Should kids be left fortunes?

Source: By Rachel Breitman and Del Jones, USA Today

Actor and playwright Stephen Lang, 54, remembers when, at 7 or 8 years old, he asked his father to buy him a toy submachine gun. The request wasn’t extravagant. His father, Eugene Lang, was on the way to becoming a multimillionaire as the founder of patenting firm Refac Technology Development. But rather than buy Stephen the toy, Eugene suggested they donate what it would cost to charity. It went to a boys’ home in Queens.

“I was extremely upset at first,” recalls Stephen. But he says the gesture made an impression that remains with him today, and he doesn’t seem to mind that his 87-year-old father intends to leave most of his wealth to charity.

When Warren Buffett pledged $31 billion to the Bill & Melinda Gates Foundation in late June, he rekindled a debate among the rich over inheritance: whether it’s better to limit what you pass on and not spoil your heirs, or let them inherit the wealth and build on it. Buffett, 75, has often said that wealthy parents should leave their children with enough money to do anything they want but not so much that they are doomed to do nothing at all.
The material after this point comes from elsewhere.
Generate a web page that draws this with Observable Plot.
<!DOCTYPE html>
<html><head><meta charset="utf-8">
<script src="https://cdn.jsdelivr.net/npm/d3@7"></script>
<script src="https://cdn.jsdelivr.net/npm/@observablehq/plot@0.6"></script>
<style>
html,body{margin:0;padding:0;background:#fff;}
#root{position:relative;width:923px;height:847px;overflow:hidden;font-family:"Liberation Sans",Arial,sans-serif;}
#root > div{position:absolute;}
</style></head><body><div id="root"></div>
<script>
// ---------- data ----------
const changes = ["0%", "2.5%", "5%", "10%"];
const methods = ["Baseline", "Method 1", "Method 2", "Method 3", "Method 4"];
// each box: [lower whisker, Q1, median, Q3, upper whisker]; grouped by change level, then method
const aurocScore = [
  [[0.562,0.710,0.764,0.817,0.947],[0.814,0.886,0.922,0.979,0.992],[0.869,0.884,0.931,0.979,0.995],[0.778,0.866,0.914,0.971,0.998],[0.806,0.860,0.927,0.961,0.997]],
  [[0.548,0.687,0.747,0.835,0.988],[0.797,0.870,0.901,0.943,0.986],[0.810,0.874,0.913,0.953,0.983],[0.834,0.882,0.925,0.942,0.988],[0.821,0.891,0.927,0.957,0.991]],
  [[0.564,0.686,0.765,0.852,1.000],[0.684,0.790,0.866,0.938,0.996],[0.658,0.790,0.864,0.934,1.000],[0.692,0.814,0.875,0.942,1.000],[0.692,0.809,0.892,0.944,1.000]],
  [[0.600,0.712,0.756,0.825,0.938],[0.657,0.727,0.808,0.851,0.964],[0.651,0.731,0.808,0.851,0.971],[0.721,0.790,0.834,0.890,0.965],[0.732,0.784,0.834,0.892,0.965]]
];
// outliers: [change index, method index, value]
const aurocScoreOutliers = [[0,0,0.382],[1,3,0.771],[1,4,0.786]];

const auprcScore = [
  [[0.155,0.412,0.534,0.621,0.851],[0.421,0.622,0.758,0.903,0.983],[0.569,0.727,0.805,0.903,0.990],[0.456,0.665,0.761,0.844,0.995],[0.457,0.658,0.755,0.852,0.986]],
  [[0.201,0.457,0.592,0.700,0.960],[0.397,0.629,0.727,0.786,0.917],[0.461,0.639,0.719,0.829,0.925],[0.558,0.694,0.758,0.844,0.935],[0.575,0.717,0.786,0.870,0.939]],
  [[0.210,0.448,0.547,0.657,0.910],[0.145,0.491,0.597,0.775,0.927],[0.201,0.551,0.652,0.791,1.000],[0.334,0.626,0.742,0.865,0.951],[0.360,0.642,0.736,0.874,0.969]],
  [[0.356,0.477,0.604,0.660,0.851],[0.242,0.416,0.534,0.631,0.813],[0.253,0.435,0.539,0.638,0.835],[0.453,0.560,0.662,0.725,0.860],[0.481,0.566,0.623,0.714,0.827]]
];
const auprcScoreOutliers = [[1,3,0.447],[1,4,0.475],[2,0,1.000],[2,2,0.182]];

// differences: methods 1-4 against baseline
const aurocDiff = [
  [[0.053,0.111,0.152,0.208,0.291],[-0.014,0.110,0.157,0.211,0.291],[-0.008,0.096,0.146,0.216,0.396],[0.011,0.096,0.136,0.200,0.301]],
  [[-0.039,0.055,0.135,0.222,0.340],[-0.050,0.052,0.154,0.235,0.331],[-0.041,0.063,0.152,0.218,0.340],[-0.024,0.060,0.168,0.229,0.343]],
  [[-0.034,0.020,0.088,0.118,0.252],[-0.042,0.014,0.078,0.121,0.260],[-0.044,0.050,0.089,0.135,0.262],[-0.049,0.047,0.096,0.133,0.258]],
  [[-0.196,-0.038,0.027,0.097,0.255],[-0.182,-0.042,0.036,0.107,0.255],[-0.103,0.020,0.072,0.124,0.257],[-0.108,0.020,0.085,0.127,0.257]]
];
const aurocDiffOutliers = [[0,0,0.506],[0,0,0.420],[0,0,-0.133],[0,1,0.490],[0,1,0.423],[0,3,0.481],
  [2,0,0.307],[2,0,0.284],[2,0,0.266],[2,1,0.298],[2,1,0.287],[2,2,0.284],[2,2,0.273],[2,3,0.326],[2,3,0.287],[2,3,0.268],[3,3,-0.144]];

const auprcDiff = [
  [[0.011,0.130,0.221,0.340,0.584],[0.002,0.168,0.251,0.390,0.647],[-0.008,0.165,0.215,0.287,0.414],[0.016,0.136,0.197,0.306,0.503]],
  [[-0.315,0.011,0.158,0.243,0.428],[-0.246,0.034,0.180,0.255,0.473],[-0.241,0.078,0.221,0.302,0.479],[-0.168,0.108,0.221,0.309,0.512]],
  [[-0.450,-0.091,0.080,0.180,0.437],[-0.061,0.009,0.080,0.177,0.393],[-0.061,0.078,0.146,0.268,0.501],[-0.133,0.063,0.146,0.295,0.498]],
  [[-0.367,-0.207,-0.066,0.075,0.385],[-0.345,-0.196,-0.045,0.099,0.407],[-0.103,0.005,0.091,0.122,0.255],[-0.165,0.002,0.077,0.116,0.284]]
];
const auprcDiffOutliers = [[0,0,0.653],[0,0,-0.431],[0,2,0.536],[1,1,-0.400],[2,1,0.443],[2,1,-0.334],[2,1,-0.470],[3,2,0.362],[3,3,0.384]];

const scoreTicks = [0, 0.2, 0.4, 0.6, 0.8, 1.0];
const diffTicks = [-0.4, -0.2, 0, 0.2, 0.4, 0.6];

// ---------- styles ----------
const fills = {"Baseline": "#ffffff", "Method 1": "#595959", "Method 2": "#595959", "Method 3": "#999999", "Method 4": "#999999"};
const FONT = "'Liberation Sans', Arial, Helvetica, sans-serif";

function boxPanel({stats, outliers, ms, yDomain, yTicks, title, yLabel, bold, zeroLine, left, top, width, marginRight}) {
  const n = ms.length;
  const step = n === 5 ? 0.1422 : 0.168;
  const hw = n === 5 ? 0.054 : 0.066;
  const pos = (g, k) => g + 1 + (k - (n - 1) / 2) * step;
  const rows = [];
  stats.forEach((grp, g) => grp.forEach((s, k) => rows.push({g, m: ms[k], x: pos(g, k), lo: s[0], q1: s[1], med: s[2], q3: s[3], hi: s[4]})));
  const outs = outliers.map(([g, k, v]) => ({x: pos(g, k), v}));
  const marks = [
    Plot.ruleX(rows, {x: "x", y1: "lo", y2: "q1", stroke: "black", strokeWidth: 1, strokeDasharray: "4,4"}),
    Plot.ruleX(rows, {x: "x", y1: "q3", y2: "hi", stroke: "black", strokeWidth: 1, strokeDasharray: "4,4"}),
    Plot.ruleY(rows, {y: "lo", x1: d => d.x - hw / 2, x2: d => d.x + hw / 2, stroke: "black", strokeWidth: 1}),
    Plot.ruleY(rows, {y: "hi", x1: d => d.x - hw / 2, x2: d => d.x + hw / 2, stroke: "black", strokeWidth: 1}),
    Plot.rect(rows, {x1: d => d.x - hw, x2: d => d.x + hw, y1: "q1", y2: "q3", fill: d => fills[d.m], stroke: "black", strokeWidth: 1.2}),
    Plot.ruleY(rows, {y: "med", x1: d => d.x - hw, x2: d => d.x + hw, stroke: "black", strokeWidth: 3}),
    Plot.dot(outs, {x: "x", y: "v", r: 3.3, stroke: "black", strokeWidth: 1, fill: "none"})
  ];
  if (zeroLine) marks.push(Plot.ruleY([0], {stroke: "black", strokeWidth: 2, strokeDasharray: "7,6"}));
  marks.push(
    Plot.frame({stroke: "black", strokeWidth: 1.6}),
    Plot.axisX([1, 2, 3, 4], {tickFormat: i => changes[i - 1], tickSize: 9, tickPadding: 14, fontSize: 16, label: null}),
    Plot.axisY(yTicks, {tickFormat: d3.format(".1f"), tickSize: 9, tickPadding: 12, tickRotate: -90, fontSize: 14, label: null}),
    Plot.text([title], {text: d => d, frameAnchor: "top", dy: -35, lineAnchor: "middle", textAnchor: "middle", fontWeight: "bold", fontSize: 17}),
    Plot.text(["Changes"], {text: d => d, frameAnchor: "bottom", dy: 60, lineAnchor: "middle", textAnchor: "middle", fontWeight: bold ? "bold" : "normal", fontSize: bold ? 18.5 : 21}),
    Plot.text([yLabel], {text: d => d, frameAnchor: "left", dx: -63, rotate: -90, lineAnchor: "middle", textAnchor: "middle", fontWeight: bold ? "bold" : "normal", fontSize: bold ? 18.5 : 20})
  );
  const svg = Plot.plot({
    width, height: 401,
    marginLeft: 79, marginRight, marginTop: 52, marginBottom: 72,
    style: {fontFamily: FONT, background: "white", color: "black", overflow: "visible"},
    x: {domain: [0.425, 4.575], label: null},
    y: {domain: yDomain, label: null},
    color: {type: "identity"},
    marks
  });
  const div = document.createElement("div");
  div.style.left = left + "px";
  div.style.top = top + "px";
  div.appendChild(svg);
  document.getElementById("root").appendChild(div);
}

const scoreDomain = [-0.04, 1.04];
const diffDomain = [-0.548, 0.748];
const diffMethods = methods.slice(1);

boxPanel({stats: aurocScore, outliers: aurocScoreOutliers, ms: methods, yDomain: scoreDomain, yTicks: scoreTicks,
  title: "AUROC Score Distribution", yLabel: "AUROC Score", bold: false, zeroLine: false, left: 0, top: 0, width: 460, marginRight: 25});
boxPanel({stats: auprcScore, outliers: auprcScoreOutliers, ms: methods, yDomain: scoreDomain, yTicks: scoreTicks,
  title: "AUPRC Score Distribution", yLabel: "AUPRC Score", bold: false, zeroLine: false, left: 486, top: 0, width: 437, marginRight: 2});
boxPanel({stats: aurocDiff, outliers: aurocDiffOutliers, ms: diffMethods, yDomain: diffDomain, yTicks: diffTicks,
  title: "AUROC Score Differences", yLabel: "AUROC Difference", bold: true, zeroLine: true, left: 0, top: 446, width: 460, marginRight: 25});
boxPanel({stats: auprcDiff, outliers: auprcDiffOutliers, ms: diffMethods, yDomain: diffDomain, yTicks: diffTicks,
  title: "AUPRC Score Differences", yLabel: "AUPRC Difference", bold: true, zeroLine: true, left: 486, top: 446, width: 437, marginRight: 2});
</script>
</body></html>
Eugene Lang shares those sentiments. Best known for creating the “I Have A Dream” Foundation, he has given away $150 million — more than half of his net worth — with much of the rest also earmarked for charity. After putting his three children through college, he says, he expected them to be essentially self-sufficient.

“A good education is to learn to be self-supporting so that they can build their own inheritance,” Lang says. “I never believed in luxuries. I still pick up a penny on the street.”